U.S. Sen. Chuck Schunmer, in Menands today for an event pushing tax credits for businesses that hire veterans, said he wants to see the federal and state governments both raise the minimum wage.

“I think we should get this done at the state level and the federal level,” Scumer said. “If you work hard 40 hours a wekk you should be able to supporty your family in decent way. With inflaton going up, to raise the minimum wage to go up a little bit makes imminent sense to me, I’ve always stood for it.”

But he disagreed with the notion that popular Gov. Andrew Cuomo (perhaps the only other statewide official who rivals him in popularity right now) did enough to personally lobby the measure.

“From what I understand, it’s the state Senate that’s blocking it,” Schumer said. “Gov. Cuomo is for it and I think the state Assembly has passed it.”

Schumer, along with Sen. Kirsten Gillibrand, signed on to a bill at the federal level that raise the minimum wage to $9.80.

New York’s current minimum wage is $7.25, the same as the current federal minimum wage.
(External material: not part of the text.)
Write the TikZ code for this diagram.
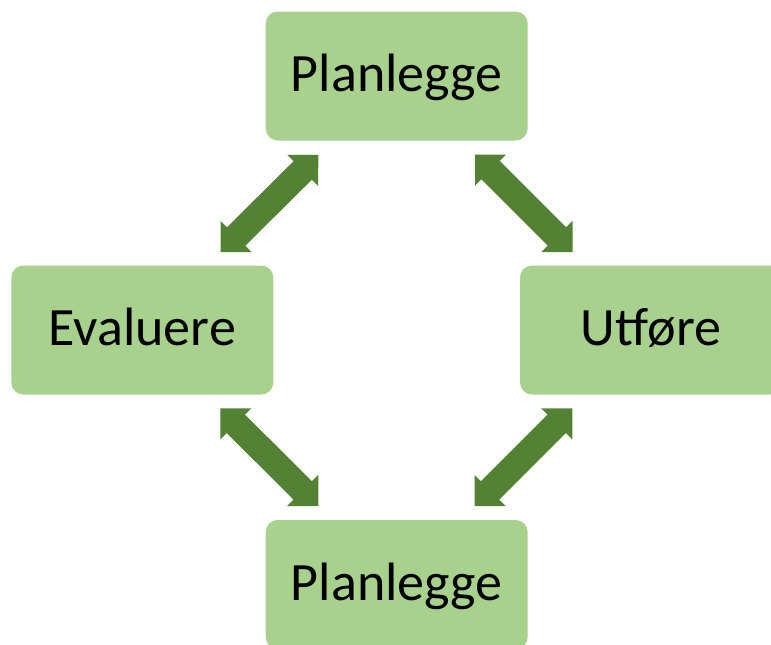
\documentclass[tikz,border=0pt]{standalone}
\usepackage{fontspec}
\setmainfont{Carlito}
\usetikzlibrary{calc}
\definecolor{boxfill}{HTML}{A9D18E}
\definecolor{arrowc}{HTML}{548235}
\newcommand\hl{22pt}
\newcommand\hw{22pt}
\newcommand\sw{13pt}
\newcommand\dblarrow[2]{%
\fill[arrowc] (#1) -- ($(#1)!\hl!(#2)!\hw!90:(#2)$) -- ($(#1)!\hl!(#2)!\sw!90:(#2)$)
 -- ($(#2)!\hl!(#1)!\sw!-90:(#1)$) -- ($(#2)!\hl!(#1)!\hw!-90:(#1)$) -- (#2)
 -- ($(#2)!\hl!(#1)!\hw!90:(#1)$) -- ($(#2)!\hl!(#1)!\sw!90:(#1)$)
 -- ($(#1)!\hl!(#2)!\sw!-90:(#2)$) -- ($(#1)!\hl!(#2)!\hw!-90:(#2)$) -- cycle;}
\tikzset{
  stagebox/.style={rectangle, rounded corners=12pt, fill=boxfill, draw=none,
    minimum width=262pt, minimum height=129pt, inner sep=0pt,
    font=\fontsize{54}{60}\selectfont, text height=44pt, text depth=13pt}
}
\begin{document}
\begin{tikzpicture}[x=1pt,y=-1pt]
\useasboundingbox (0,0) rectangle (771,645);
\clip (0,0) rectangle (771,645);
\node[stagebox] (top) at (396.7,76) {Planlegge};
\node[stagebox] (left) at (142.3,330) {Evaluere};
\node[stagebox] (right) at (651,330) {Utføre};
\node[stagebox] (bottom) at (396.7,584.5) {Planlegge};
\coordinate (a1) at (220.5,252);
\coordinate (a2) at (318.3,155);
\coordinate (b1) at (475,154.5);
\coordinate (b2) at (572.5,252);
\coordinate (c1) at (220.3,408.3);
\coordinate (c2) at (318.3,506);
\coordinate (d1) at (572.3,408.3);
\coordinate (d2) at (474.5,506);
\dblarrow{a1}{a2}
\dblarrow{b1}{b2}
\dblarrow{c1}{c2}
\dblarrow{d1}{d2}
\end{tikzpicture}
\end{document}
Assembly Speaker Sheldon Silver, D-Manhattan, had pushed a bill that raise the wage to $8.50 in New York and tie future increases to the rate of inflation.

Though he favors a minimum wage increase, Cuomo said the measure was too difficult to pass in a Republican-led Senate and that the lift would have been heavier than the approval of same-sex marriage last year.

Senate Republicans have said they wouldn’t pass a minimum wage increase now, considering the fragile economic recovery (and yet several of their candidates in contested races, including Bob Cohen and Eric Ulrich, have said they would conditionally back a wage increase).

The federal minimum wage bill for now seems largely symbolic, given the legislative gridlock in Washington.

Schumer, the second-highest ranking lawmaker in the Senate, said he hoped to see some sort of resolution to the pending budget cuts and tax increases due to take effect at the beginning of the year following last summer’s debt ceiling debate.

He referenced the Democratic plan to keep the Bush tax cuts for those making less than $250,000, which is a proposal that will not fly wit House Republicans.

“I hope so because the future of the country depends on it. For instance I have a number of bipartisan meetings this week and a few dinners on how we can break through the morass to get this done. But our focus has to be on the middle class,” he said.